What to work on.
In the listing that follows, retype every line from the first through the one containing "const footnote = '1/". Pictures are to be left out.

Recorded information.
■ ■ ■
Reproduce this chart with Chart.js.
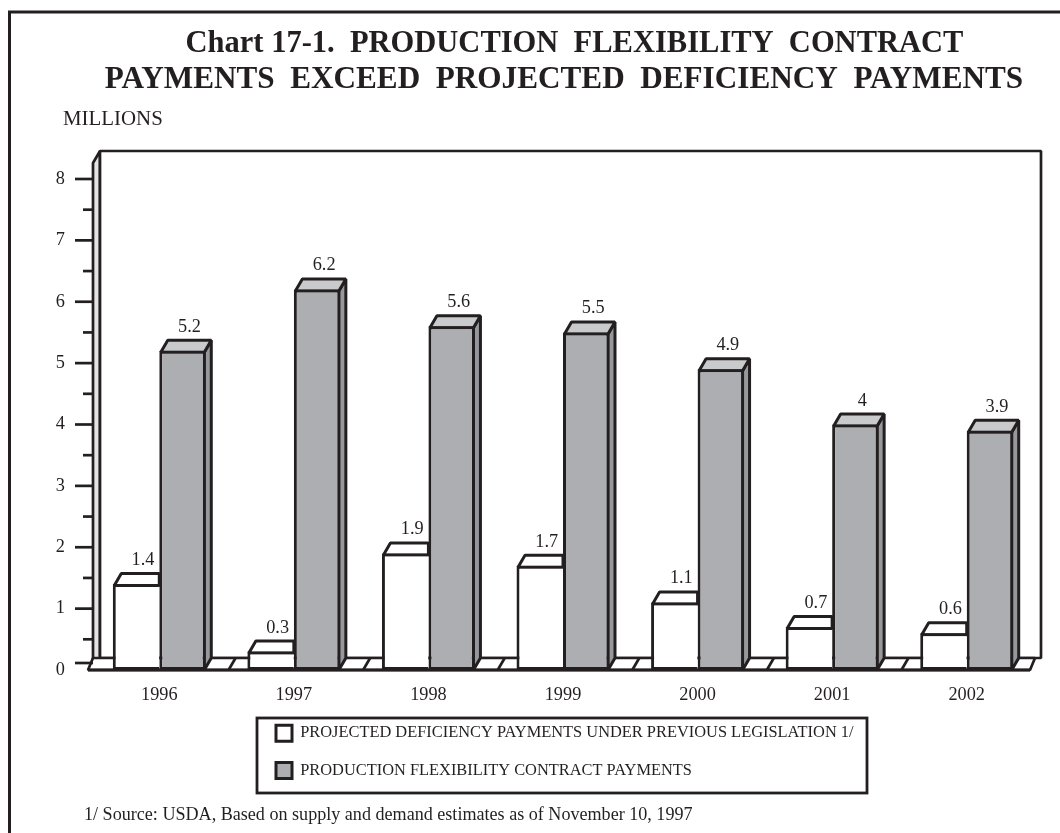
<!DOCTYPE html>
<html><head><meta charset="utf-8">
<style>html,body{margin:0;padding:0;background:#fff}canvas{display:block}</style>
<script src="https://cdn.jsdelivr.net/npm/chart.js@4"></script>
</head><body><canvas id="c" width="1060" height="833"></canvas>
<script>
const years = ['1996','1997','1998','1999','2000','2001','2002'];
const deficiency = [1.4,0.3,1.9,1.7,1.1,0.7,0.6];
const flexibility = [5.2,6.2,5.6,5.5,4.9,4,3.9];
const seriesNames = ['PROJECTED DEFICIENCY PAYMENTS UNDER PREVIOUS LEGISLATION 1/','PRODUCTION FLEXIBILITY CONTRACT PAYMENTS'];
const titleLines = ['Chart 17-1.  PRODUCTION  FLEXIBILITY  CONTRACT','PAYMENTS  EXCEED  PROJECTED  DEFICIENCY  PAYMENTS'];
const yLabel = 'MILLIONS';
const footnote = '1/ Source: USDA, Based on supply and demand estimates as of November 10, 1997';

const INK='#231f20', GREY='#adaeb2', CAP='#c9cacc', SIDE='#97989c', WALL='#e4e4e6', SERIF='"Liberation Serif"';
const DX=7, DY=12, LW=3, H=LW/2;
function poly(ctx,pts,fill){
  ctx.beginPath();pts.forEach((p,i)=>i?ctx.lineTo(p[0],p[1]):ctx.moveTo(p[0],p[1]));ctx.closePath();
  if(fill){ctx.fillStyle=fill;ctx.fill();}
  ctx.stroke();
}
const scene={
  id:'scene',
  beforeDraw(chart){
    const {ctx,width}=chart;
    ctx.save();
    ctx.strokeStyle=INK;ctx.lineWidth=3;
    ctx.beginPath();ctx.moveTo(9.5,833);ctx.lineTo(9.5,12);ctx.lineTo(width,12);ctx.stroke();
    ctx.lineWidth=2.8;
    ctx.strokeRect(257,718,610,75);
    ctx.fillStyle=INK;ctx.textBaseline='alphabetic';ctx.textAlign='center';
    ctx.font='bold 30.5px '+SERIF;
    ctx.fillText(titleLines[0],574.5,52);
    ctx.font='bold 31.2px '+SERIF;
    ctx.fillText(titleLines[1],564,88);
    ctx.restore();
    chart.legend.left=255;chart.legend.right=865;chart.legend.top=704;chart.legend.bottom=830;
  },
  beforeDatasetsDraw(chart){
    const {ctx,chartArea:a,scales:{x,y}}=chart;
    const y0=y.getPixelForValue(0);
    ctx.save();
    ctx.strokeStyle=INK;ctx.lineWidth=2.7;ctx.lineJoin='bevel';
    const L=a.left+1, wallL=L+7, wallR=1041, wallB=y0-12, wallT=151;
    poly(ctx,[[L,y0],[L,163],[wallL,wallT],[wallL,wallB]],WALL);
    poly(ctx,[[wallL,wallT],[wallR,wallT],[wallR,wallB],[wallL,wallB]],'#fff');
    const fl=a.left-4, fr=a.right-4;
    poly(ctx,[[fl,y0],[fl+5,wallB],[wallR-6,wallB],[fr,y0]],'#fff');
    for(let i=1;i<years.length;i++){
      const b=(x.getPixelForValue(i-1)+x.getPixelForValue(i))/2+2;
      ctx.beginPath();ctx.moveTo(b,y0);ctx.lineTo(b+DX,wallB);ctx.stroke();
    }
    y.ticks.forEach(t=>{
      const major=Number.isInteger(t.value), p=t.value===0?y0-7:y.getPixelForValue(t.value);
      ctx.beginPath();ctx.moveTo(major?75:83,p);ctx.lineTo(L,p);ctx.stroke();
    });
    ctx.lineWidth=LW;
    const m0=chart.getDatasetMeta(0).data, m1=chart.getDatasetMeta(1).data;
    m0.forEach(b=>{
      const l=b.x-b.width/2+H,r=b.x+b.width/2,t=b.y+H;
      poly(ctx,[[l,t],[l+DX,t-DY],[r,t-DY],[r,t]],'#fff');
    });
    m1.forEach(b=>{
      const l=b.x-b.width/2+H,r=b.x+b.width/2-H,t=b.y+H;
      poly(ctx,[[r,t],[r+DX,t-DY],[r+DX,y0-DY],[r,y0]],SIDE);
      poly(ctx,[[l,t],[l+DX,t-DY],[r+DX,t-DY],[r,t]],CAP);
    });
    ctx.restore();
  },
  afterDatasetsDraw(chart){
    const {ctx,scales:{y}}=chart;
    const y0=y.getPixelForValue(0);
    ctx.save();
    ctx.strokeStyle=INK;ctx.lineWidth=LW;
    ctx.beginPath();ctx.moveTo(chart.chartArea.left-4,y0);ctx.lineTo(chart.chartArea.right-4,y0);ctx.stroke();
    ctx.fillStyle=INK;ctx.textAlign='center';ctx.textBaseline='alphabetic';ctx.font='18.3px '+SERIF;
    [0,1].forEach(d=>{
      const vals=chart.data.datasets[d].data;
      chart.getDatasetMeta(d).data.forEach((b,i)=>{
        ctx.fillText(String(vals[i]),b.x+7,b.y-DY-7);
      });
    });
    ctx.textAlign='left';
    ctx.font='20.9px '+SERIF;ctx.fillText(yLabel,63,125);
    ctx.font='18.1px '+SERIF;ctx.fillText(footnote,84,820);
    ctx.restore();
  }
};
new Chart(document.getElementById('c'),{
  type:'bar',
  data:{labels:years,datasets:[
    {label:seriesNames[0],data:deficiency,backgroundColor:'#fff',borderColor:INK,borderWidth:LW,borderSkipped:'right'},
    {label:seriesNames[1],data:flexibility,backgroundColor:GREY,borderColor:INK,borderWidth:LW,borderSkipped:false}
  ]},
  plugins:[scene],
  options:{
    responsive:false,animation:false,devicePixelRatio:1,
    layout:{padding:{left:0,right:26,top:179,bottom:0}},
    categoryPercentage:0.691,barPercentage:1,
    plugins:{
      tooltip:{enabled:false},
      title:{display:false},
      legend:{position:'chartArea',align:'start',labels:{color:INK,font:{family:SERIF,size:16.4},boxWidth:16,boxHeight:16,padding:21}}
    },
    scales:{
      x:{grid:{display:false,drawTicks:false},border:{display:false},
         afterFit(s){s.height=163;},
         ticks:{color:INK,font:{family:SERIF,size:18.3},padding:14,maxRotation:0}},
      y:{min:0,max:8,grid:{display:false,drawTicks:false},border:{display:false},
         afterFit(s){s.width=92;},
         ticks:{stepSize:0.5,color:INK,font:{family:SERIF,size:18.3},padding:27,
           callback(v){return Number.isInteger(v)?String(v):'';}}}
    }
  }
});
</script></body></html>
■ ■ ■
Full output.
Reproduce this chart with Chart.js.
<!DOCTYPE html>
<html><head><meta charset="utf-8">
<style>html,body{margin:0;padding:0;background:#fff}canvas{display:block}</style>
<script src="https://cdn.jsdelivr.net/npm/chart.js@4"></script>
</head><body><canvas id="c" width="1060" height="833"></canvas>
<script>
const years = ['1996','1997','1998','1999','2000','2001','2002'];
const deficiency = [1.4,0.3,1.9,1.7,1.1,0.7,0.6];
const flexibility = [5.2,6.2,5.6,5.5,4.9,4,3.9];
const seriesNames = ['PROJECTED DEFICIENCY PAYMENTS UNDER PREVIOUS LEGISLATION 1/','PRODUCTION FLEXIBILITY CONTRACT PAYMENTS'];
const titleLines = ['Chart 17-1.  PRODUCTION  FLEXIBILITY  CONTRACT','PAYMENTS  EXCEED  PROJECTED  DEFICIENCY  PAYMENTS'];
const yLabel = 'MILLIONS';
const footnote = '1/ Source: USDA, Based on supply and demand estimates as of November 10, 1997';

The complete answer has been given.